First check the compression on it. Then squirt some fuel in the carb throat and see what happens. If that doesn't do it, pull one plug wire off at a time and see if it's running on both cylinders.
 
The compression on both were about 105lbs I did pull the wires off one at a time and it is running on both cylinders. Still no luck. Starts and when I give it gas still boggs down and dies. Don't know what to do anymore. I did look at the drawing for the carb I don't know if I should take anything off and clean it. People are saying the jets but I only see the slow speed adjust needle. I also noticed when I was doing the compression test, by the top oil screw for the lower unit there is a water drain hole and it seemed to leak oil from there.
 
_20150517_181037.JPGScreenshot_2015-05-17-18-01-39.jpg
Here are some pictures one of the carb I have in it. The other is where oil was coming out of. I don't know much on outboard engines so I do appreciate all the knowledge and help you have given me. Thank you!
 
View attachment 11267View attachment 11268
Here are some pictures one of the carb I have in it. The other is where oil was coming out of. I don't know much on outboard engines so I do appreciate all the knowledge and help you have given me. Thank you!

You should get a book on this engine - they are available here on this site too. It will outline all the basic stuff, including rebuilding carbs, which is probably in order if the engine sat for 5 years. Typically "bogging" when you try to accelerate is a lack of fuel caused by clogged jets in the carb.

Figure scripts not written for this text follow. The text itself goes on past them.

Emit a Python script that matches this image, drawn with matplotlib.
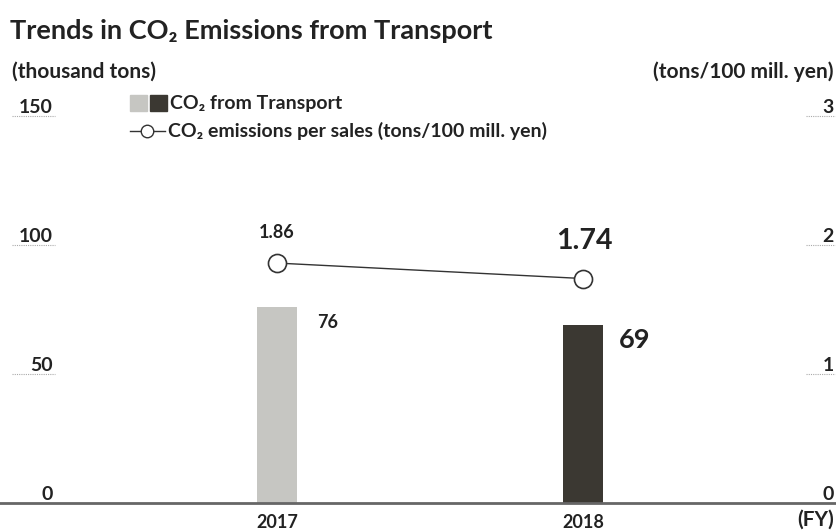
import matplotlib.pyplot as plt
from matplotlib.patches import Rectangle
from matplotlib.lines import Line2D

# chart data
years = ["2017", "2018"]
co2_transport = [76, 69]             # thousand tons
co2_per_sales = [1.86, 1.74]         # tons / 100 mill. yen
bar_colors = ["#c6c6c2", "#3b3832"]
left_ticks = [0, 50, 100, 150]
right_ticks = [0, 1, 2, 3]

W, H = 837, 531
FONT = ["Lato", "DejaVu Sans"]
plt.rcParams["font.family"] = FONT
TXT = "#222222"


def fx(px):
    return px / W


def fy(py):
    return 1 - py / H


fig = plt.figure(figsize=(W / 100, H / 100), dpi=100)

# axes spans the full width; the data scale puts the years at the right pixels
y0, y150 = 503, 116
ax = fig.add_axes([0, fy(y0), 1, (y0 - y150) / H])
ax.set_ylim(0, 150)
xpos = [0, 1]
unit = 583 - 277
ax.set_xlim(-277 / unit, (W - 277) / unit)
ax.bar(xpos, co2_transport, width=40 / unit, color=bar_colors, zorder=2)

ax2 = ax.twinx()
ax2.set_ylim(0, 3)
ax2.set_xlim(ax.get_xlim())
ax2.plot(xpos, co2_per_sales, color="#333333", lw=1, marker="o", ms=13,
         mfc="white", mec="#333333", mew=1.2, zorder=3)

for a in (ax, ax2):
    a.axis("off")

# baseline
ax.plot([0, 1], [0, 0], transform=ax.get_yaxis_transform(), color="#666666",
        lw=2, clip_on=False)

# left tick labels with short dotted rules
ty = ax.get_yaxis_transform()
for t in left_ticks:
    ax.text(fx(53), t, str(t), transform=ty, ha="right", va="bottom",
            fontsize=14, fontweight="bold", color=TXT)
    if t > 0:
        ax.plot([fx(12), fx(55)], [t, t], transform=ty, color="#aaaaaa",
                lw=0.8, ls=(0, (1, 1)), clip_on=False)

ty2 = ax2.get_yaxis_transform()
for t in right_ticks:
    ax2.text(fx(834), t, str(t), transform=ty2, ha="right", va="bottom",
             fontsize=14, fontweight="bold", color=TXT)
    if t > 0:
        ax2.plot([fx(806), fx(835)], [t, t], transform=ty2, color="#aaaaaa",
                 lw=0.8, ls=(0, (1, 1)), clip_on=False)

# value labels
ax.annotate(str(co2_transport[0]), (xpos[0], co2_transport[0]), xytext=(40, -16),
            textcoords="offset pixels", ha="left", va="center",
            fontsize=13, fontweight="bold", color=TXT)
ax.annotate(str(co2_transport[1]), (xpos[1], co2_transport[1]), xytext=(36, -15),
            textcoords="offset pixels", ha="left", va="center",
            fontsize=19.5, fontweight="bold", color=TXT)
ax2.annotate(f"{co2_per_sales[0]:.2f}", (xpos[0], co2_per_sales[0]), xytext=(0, 31),
             textcoords="offset pixels", ha="center", va="center",
             fontsize=13, fontweight="bold", color=TXT)
ax2.annotate(f"{co2_per_sales[1]:.2f}", (xpos[1], co2_per_sales[1]), xytext=(1, 38),
             textcoords="offset pixels", ha="center", va="center",
             fontsize=20.5, fontweight="bold", color=TXT)

# year labels
for x, yr in zip(xpos, years):
    ax.annotate(yr, (x, 0), xytext=(0, -19), textcoords="offset pixels",
                ha="center", va="center", fontsize=13, fontweight="bold",
                color=TXT)
fig.text(fx(834), fy(520), "(FY)", ha="right", va="center", fontsize=15,
         fontweight="bold", color=TXT)

# titles
fig.text(fx(10), fy(31), "Trends in CO\u2082 Emissions from Transport",
         ha="left", va="center", fontsize=19.5, fontweight="bold", color=TXT)
fig.text(fx(12), fy(72), "(thousand tons)", ha="left", va="center",
         fontsize=15, fontweight="bold", color=TXT)
fig.text(fx(834), fy(72), "(tons/100 mill. yen)", ha="right", va="center",
         fontsize=15, fontweight="bold", color=TXT)

# legend
fig.patches.append(Rectangle((fx(130), fy(111)), fx(17), 16 / H,
                             transform=fig.transFigure, color=bar_colors[0]))
fig.patches.append(Rectangle((fx(150), fy(111)), fx(17), 16 / H,
                             transform=fig.transFigure, color=bar_colors[1]))
fig.text(fx(170), fy(103), "CO\u2082 from Transport", ha="left", va="center",
         fontsize=14, fontweight="bold", color=TXT)
fig.lines.append(Line2D([fx(130), fx(165)], [fy(131), fy(131)],
                        transform=fig.transFigure, color="#333333", lw=1))
fig.lines.append(Line2D([fx(147)], [fy(131)], transform=fig.transFigure,
                        marker="o", ms=9, mfc="white", mec="#333333", mew=1))
fig.text(fx(168), fy(131), "CO\u2082 emissions per sales (tons/100 mill. yen)",
         ha="left", va="center", fontsize=14, fontweight="bold", color=TXT)

fig.savefig("out.png", dpi=100, facecolor="white")
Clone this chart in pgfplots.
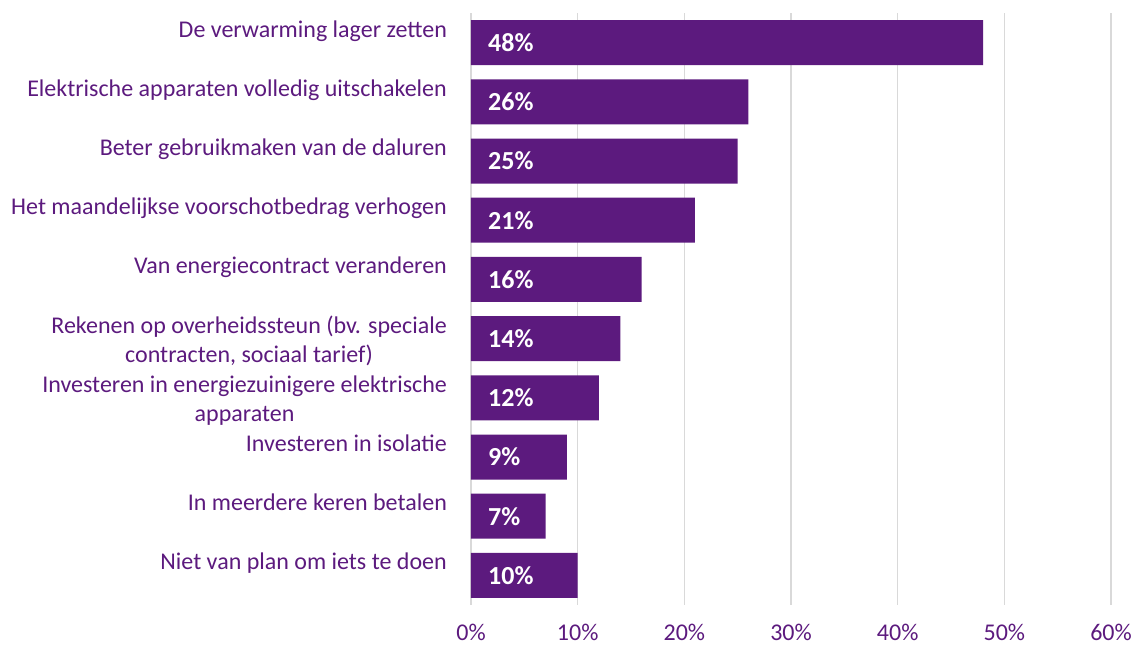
\documentclass[border=0pt]{standalone}
\usepackage{pgfplots}
\pgfplotsset{compat=1.18}
\usepackage{fontspec}
\setmainfont{Carlito}
\definecolor{barc}{HTML}{5C1A7E}
\definecolor{txtc}{HTML}{5C1A7E}
\definecolor{gridc}{HTML}{D9D9D9}
\begin{document}
\begin{tikzpicture}[x=1pt,y=1pt]
\path[use as bounding box] (-471,-41) rectangle (669,605);
\begin{axis}[
  at={(0,0)}, anchor=south west,
  scale only axis, width=640pt, height=592pt,
  xmin=0, xmax=60, ymin=-0.5, ymax=9.5, y dir=reverse,
  axis line style={draw=none},
  tick style={draw=none},
  xmajorgrids, grid style={draw=gridc, line width=1.5pt},
  xtick={0,10,...,60},
  xticklabels={0\%,10\%,20\%,30\%,40\%,50\%,60\%},
  ytick={0,...,9},
  yticklabels={
    \strut De verwarming lager zetten,
    \strut Elektrische apparaten volledig uitschakelen,
    \strut Beter gebruikmaken van de daluren,
    \strut Het maandelijkse voorschotbedrag verhogen,
    \strut Van energiecontract veranderen,
    {\strut Rekenen op overheidssteun (bv. speciale\\contracten, sociaal tarief)},
    {\strut Investeren in energiezuinigere elektrische\\apparaten},
    \strut Investeren in isolatie,
    \strut In meerdere keren betalen,
    \strut Niet van plan om iets te doen},
  yticklabel style={anchor=north east, align=center, inner sep=0pt, xshift=-24pt, yshift=26pt,
    font=\fontsize{24}{29}\selectfont, text=txtc},
  xticklabel style={anchor=north, inner sep=0pt, yshift=-19pt,
    font=\fontsize{24}{29}\selectfont, text=txtc},
]
\addplot[xbar, bar width=0.76, fill=barc, draw=none] coordinates {
  (48,0) (26,1) (25,2) (21,3) (16,4) (14,5) (12,6) (9,7) (7,8) (10,9)};
\addplot[draw=none, mark=none, nodes near coords, point meta=explicit symbolic,
  nodes near coords style={anchor=west, inner sep=0pt, xshift=17pt,
    font=\bfseries\fontsize{26}{30}\selectfont, text=white}] coordinates {
  (0,0) [48\%] (0,1) [26\%] (0,2) [25\%] (0,3) [21\%] (0,4) [16\%]
  (0,5) [14\%] (0,6) [12\%] (0,7) [9\%] (0,8) [7\%] (0,9) [10\%]};
\end{axis}
\end{tikzpicture}
\end{document}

It sounds like you checked spark as Boobie outlined and compression is OK so most likely you are down to the simple/common thing.

I don't know what that drain hole is exactly but 2 stroke outboards almost always are dripping some sort of black oily goop from someplace around the lower unit. Anything the exhaust touches gets covered in that stuff, add some water, and you have those drips. Usually the cooling water and exhaust both get dumped together someplace prior to exiting the engine resulting in sludge.. Since 2-strokes do not have actual engine oil (they just burn it) for the most part dripping oil, smoke, etc.. etc.. is of no concern.

Now some odd problem might cause more or less such garbage but it's not usually of any trouble-shooting value or worry so I'd ignore it unless somebody points out it's an exception. Gear lube you do not want to be leaking but from your description it doesn't sound like gear lube. With an oil injection system you don't want to see a bunch of leaks there either but similarly it would be clean oil like the stuff you dump in.

Jon
 
Thanks for the advice and knowledge Jon! I will try to see if I can get the top half off of the carb to see if I can get to the jets which I'm sure that's where they are? It seems pretty simple to do I just don't want to mess anything up and damage something. I will see at getting that book for the engine as well.
 
Hi Stephen,

To rebuild a carb you remove the whole thing, typically then removing the bowl, float, needle, seat, jets, sometimes also welsh plugs. The rest typically stays together (ie butterfly parts do not usually need to come apart).

Parts that are 100% metal you can spray out with carb cleaner, parts that are not 100% metal you cannot use carb cleaner (I use generic WD40 to spray out plastic parts). Compressed air, even just a can of computer duster, is good for drying and blowing out crevices. 100% of any gunk needs to go and it needs to be clean, ie no specs of anything in there.

Once it's clean you put it back together (using a carb rebuild kit for new gaskets, new float/needle/seat), setting the carb float to the correct height by the book. It is really very easy but you do need to pay attention and be careful. The only tools required that might be uncommon is a variety of flat head screw drivers, since it often takes just the right size to remove jets.

Jon
 
Jon,

Would you buy a carb kit from here or would you go to a marine shop? What do you think would be the best option? I would like to get the boat up and running as soon as possible so I can start fishing.

Thanks again
Stephen
 
Jon,

Would you buy a carb kit from here or would you go to a marine shop? What do you think would be the best option? I would like to get the boat up and running as soon as possible so I can start fishing.

Thanks again
Stephen

The fastest thing is obviously just to buy one locally - you aren't talking about a whole lot of $$ ($20 to $50) and it's best to get one from the manufacturer anyway.

Usually this part will be in stock anywhere that does some volume.